Australian psycholinguist and educator (1945–2022)

Elizabeth Anne Cutler FRS FBA FASSA ( – ) was an Australian psycholinguist, who served as director emeritus of the Max Planck Institute for Psycholinguistics. A pioneer in her field, Cutler's work focused on human listeners' recognition and decoding of spoken language. Following her retirement from the Max Planck Institute in 2012, she took a professorship at the MARCS Institute for Brain, Behaviour and Development, Western Sydney University.

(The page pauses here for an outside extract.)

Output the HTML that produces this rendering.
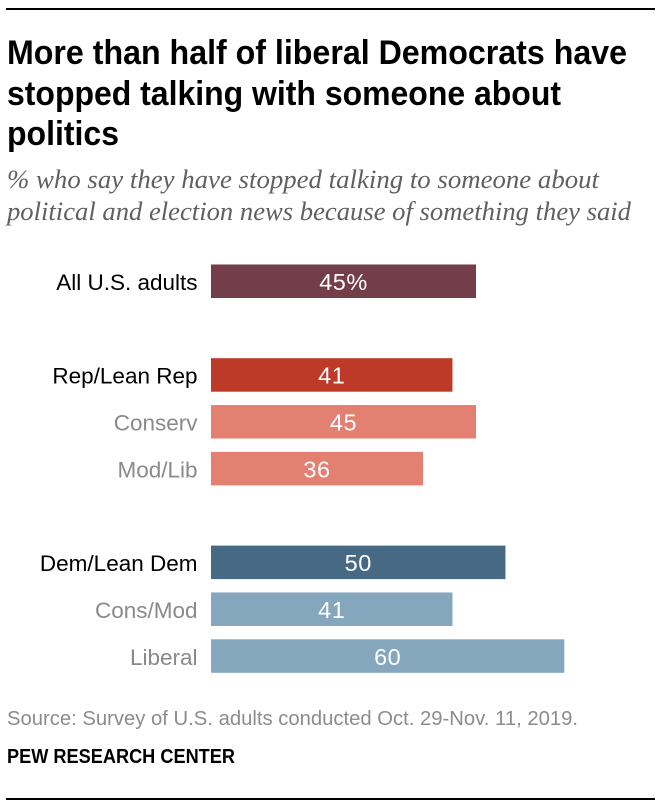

==Early life and education==
Elizabeth Anne Cutler was born on 17 January 1945 in Armadale, Victoria. She attended the University of Melbourne, and in 1964 received her Bachelor of Arts in Psychology and German. Two years later she received her Diploma of Education in Modern Languages, and in 1971 received her master's degree in German linguistics. Cutler embraced psycholinguistics when it emerged as an independent field, going on to complete her PhD in the discipline at the University of Texas at Austin with her dissertation Sentence stress and sentence comprehension.

==Career and research==
After postdoctoral research fellowships at Massachusetts Institute of Technology (MIT) and the University of Sussex, she worked as a research scientist at the Medical Research Council (United Kingdom) (MRC) Applied Psychology Unit at the University of Cambridge. Subsequently, she became Professor of Comparative Psycholinguistics at Radboud University. In 1993, she became a Director at the Max Planck Institute for Psycholinguistics in Nijmegen, the Netherlands, and held that title until 2012.

Her research, summarised in the book Native Listening, centres on human listeners' recognition of spoken language, and in particular on how the brain's processes of decoding speech are shaped by language-specific listening experience.

===Awards and honours===
Cutler was elected a Fellow of the Royal Society in 2015 for her work on sentence processing and phoneme recognition. Cutler was elected as Foreign Member of the American Philosophical Society in 2007 and Foreign Associate of the National Academy of Sciences in 2008. In Australia, she was elected as Honorary Fellow of the Australian Academy of the Humanities in 2008 and as Fellow of the Academy of the Social Sciences in Australia in 2009.

In 2000 Cutler was elected member of the Royal Netherlands Academy of Arts and Sciences. Her work has also received the 1999 Spinoza Prize of the Netherlands Organisation for Scientific Research and the International Speech Communication Association Medal. In 2020 she was elected a Fellow of the British Academy (FBA) and she received the Silver Medal in Speech Communication from the Acoustical Society of America (ASA).